***** Provided data

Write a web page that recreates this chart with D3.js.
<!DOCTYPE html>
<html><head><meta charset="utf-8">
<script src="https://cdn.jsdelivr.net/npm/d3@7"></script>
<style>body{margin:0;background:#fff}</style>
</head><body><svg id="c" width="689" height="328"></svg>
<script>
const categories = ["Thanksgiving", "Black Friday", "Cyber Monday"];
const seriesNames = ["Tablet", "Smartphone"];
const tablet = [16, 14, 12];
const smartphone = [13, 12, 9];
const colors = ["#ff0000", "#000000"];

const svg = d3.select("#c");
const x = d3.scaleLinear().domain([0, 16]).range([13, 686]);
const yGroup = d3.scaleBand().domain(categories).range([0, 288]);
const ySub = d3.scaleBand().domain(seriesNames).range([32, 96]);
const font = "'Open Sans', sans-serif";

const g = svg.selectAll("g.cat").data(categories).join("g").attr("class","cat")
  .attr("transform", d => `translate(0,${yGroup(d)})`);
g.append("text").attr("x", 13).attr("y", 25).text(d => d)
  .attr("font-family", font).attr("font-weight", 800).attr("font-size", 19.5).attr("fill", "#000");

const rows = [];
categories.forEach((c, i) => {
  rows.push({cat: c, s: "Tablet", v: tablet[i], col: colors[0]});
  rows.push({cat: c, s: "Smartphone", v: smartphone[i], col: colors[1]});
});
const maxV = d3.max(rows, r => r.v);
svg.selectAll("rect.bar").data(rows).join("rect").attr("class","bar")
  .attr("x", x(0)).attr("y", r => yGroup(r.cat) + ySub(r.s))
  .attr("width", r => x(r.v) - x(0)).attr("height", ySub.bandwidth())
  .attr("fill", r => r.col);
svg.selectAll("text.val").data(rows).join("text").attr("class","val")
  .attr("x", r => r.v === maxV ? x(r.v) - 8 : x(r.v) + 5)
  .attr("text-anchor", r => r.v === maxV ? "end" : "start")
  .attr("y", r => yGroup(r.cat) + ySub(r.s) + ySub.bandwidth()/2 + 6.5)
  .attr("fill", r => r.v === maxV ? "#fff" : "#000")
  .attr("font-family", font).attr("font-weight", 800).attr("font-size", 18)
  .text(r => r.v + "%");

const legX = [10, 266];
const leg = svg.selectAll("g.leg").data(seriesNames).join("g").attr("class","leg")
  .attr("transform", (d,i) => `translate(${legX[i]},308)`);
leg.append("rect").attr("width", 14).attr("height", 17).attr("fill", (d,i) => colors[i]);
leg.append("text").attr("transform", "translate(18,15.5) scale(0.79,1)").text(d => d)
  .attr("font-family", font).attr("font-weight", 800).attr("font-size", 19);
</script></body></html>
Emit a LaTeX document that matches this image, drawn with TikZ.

**********

◆ Short exercise:
Set down the listing above in full, please, exactly as it appears.

◆ Answer to this exercise:
Write a web page that recreates this chart with D3.js.
<!DOCTYPE html>
<html><head><meta charset="utf-8">
<script src="https://cdn.jsdelivr.net/npm/d3@7"></script>
<style>body{margin:0;background:#fff}</style>
</head><body><svg id="c" width="689" height="328"></svg>
<script>
const categories = ["Thanksgiving", "Black Friday", "Cyber Monday"];
const seriesNames = ["Tablet", "Smartphone"];
const tablet = [16, 14, 12];
const smartphone = [13, 12, 9];
const colors = ["#ff0000", "#000000"];

const svg = d3.select("#c");
const x = d3.scaleLinear().domain([0, 16]).range([13, 686]);
const yGroup = d3.scaleBand().domain(categories).range([0, 288]);
const ySub = d3.scaleBand().domain(seriesNames).range([32, 96]);
const font = "'Open Sans', sans-serif";

const g = svg.selectAll("g.cat").data(categories).join("g").attr("class","cat")
  .attr("transform", d => `translate(0,${yGroup(d)})`);
g.append("text").attr("x", 13).attr("y", 25).text(d => d)
  .attr("font-family", font).attr("font-weight", 800).attr("font-size", 19.5).attr("fill", "#000");

const rows = [];
categories.forEach((c, i) => {
  rows.push({cat: c, s: "Tablet", v: tablet[i], col: colors[0]});
  rows.push({cat: c, s: "Smartphone", v: smartphone[i], col: colors[1]});
});
const maxV = d3.max(rows, r => r.v);
svg.selectAll("rect.bar").data(rows).join("rect").attr("class","bar")
  .attr("x", x(0)).attr("y", r => yGroup(r.cat) + ySub(r.s))
  .attr("width", r => x(r.v) - x(0)).attr("height", ySub.bandwidth())
  .attr("fill", r => r.col);
svg.selectAll("text.val").data(rows).join("text").attr("class","val")
  .attr("x", r => r.v === maxV ? x(r.v) - 8 : x(r.v) + 5)
  .attr("text-anchor", r => r.v === maxV ? "end" : "start")
  .attr("y", r => yGroup(r.cat) + ySub(r.s) + ySub.bandwidth()/2 + 6.5)
  .attr("fill", r => r.v === maxV ? "#fff" : "#000")
  .attr("font-family", font).attr("font-weight", 800).attr("font-size", 18)
  .text(r => r.v + "%");

const legX = [10, 266];
const leg = svg.selectAll("g.leg").data(seriesNames).join("g").attr("class","leg")
  .attr("transform", (d,i) => `translate(${legX[i]},308)`);
leg.append("rect").attr("width", 14).attr("height", 17).attr("fill", (d,i) => colors[i]);
leg.append("text").attr("transform", "translate(18,15.5) scale(0.79,1)").text(d => d)
  .attr("font-family", font).attr("font-weight", 800).attr("font-size", 19);
</script></body></html>
Emit a LaTeX document that matches this image, drawn with TikZ.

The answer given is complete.